Former Hockeyroo Hager's desire to fulfil a life-long dream of coaching his country's world No 1 men's team remains in limbo as the women await news.

"I think if he gets the job, he'll take it and if he doesn't he'll stick with us."

Naylor says the women feel he's the ideal coach to see them through to Rio.

The affable Scots did a fine job in creating an ambience in trying to emulate the efforts of London Olympics.

"They even put on some good weather for us because when we were leaving [New Zealand] we heard it was going to be freezing but that opening weekend it was 27 to 28 degrees."

The hockey stadium also got the thumbs up.

An everlasting moment for Naylor is having her family watch her play.

In fact, she was the Black Stick with the biggest fan base because she's in the twilight zone of her career.

"I had aunties, uncles and even my Irish granddad, who I only met last year, there.

"It's quite a long story but he was in the stands for one of my games," she says of Seamus O'Rien who adopted her mother, Sarah, as a child.

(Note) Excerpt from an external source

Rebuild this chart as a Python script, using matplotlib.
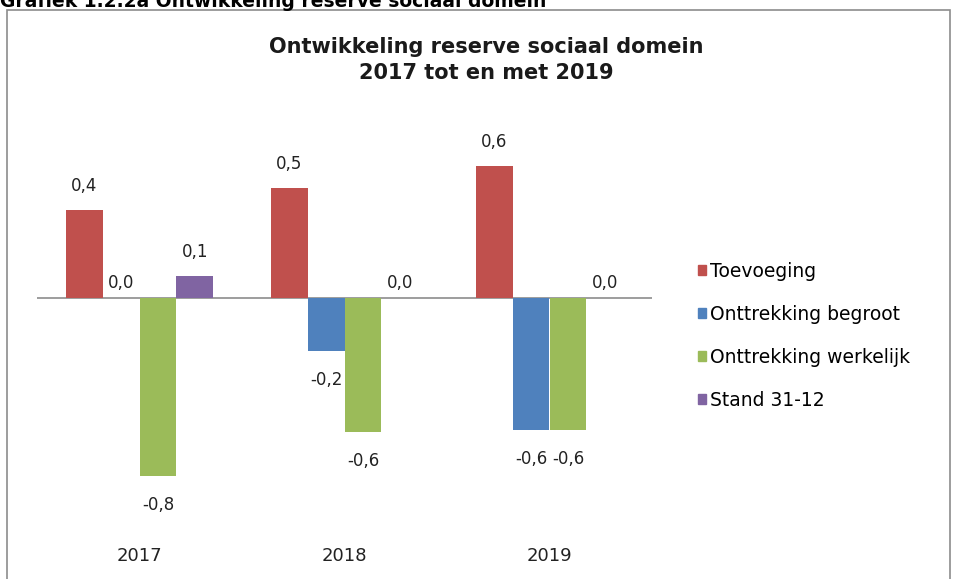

Naylor played her 250th game in Dublin on July 17, just before the Games and O'Rien, 86, watched her play there, too.

"It was quite neat because he's from Dublin and they mentioned I was the first woman in New Zealand history to make 250 so it was quite special to have your Irish granddad in the stand."

The Sticks had a couple of fun nights at New Zealand House to mingle with fans in Glasgow.

"[Wellington-based musician] Hollie Smith sang one night so it was quite a cool atmosphere in the centre of Glasgow," she says.

With most of her family members and friends returning home, Naylor travelled for 10 days with partner and deer farmer Harry Gaddum, of Kereru, taking in more of the Scotland and London scenery.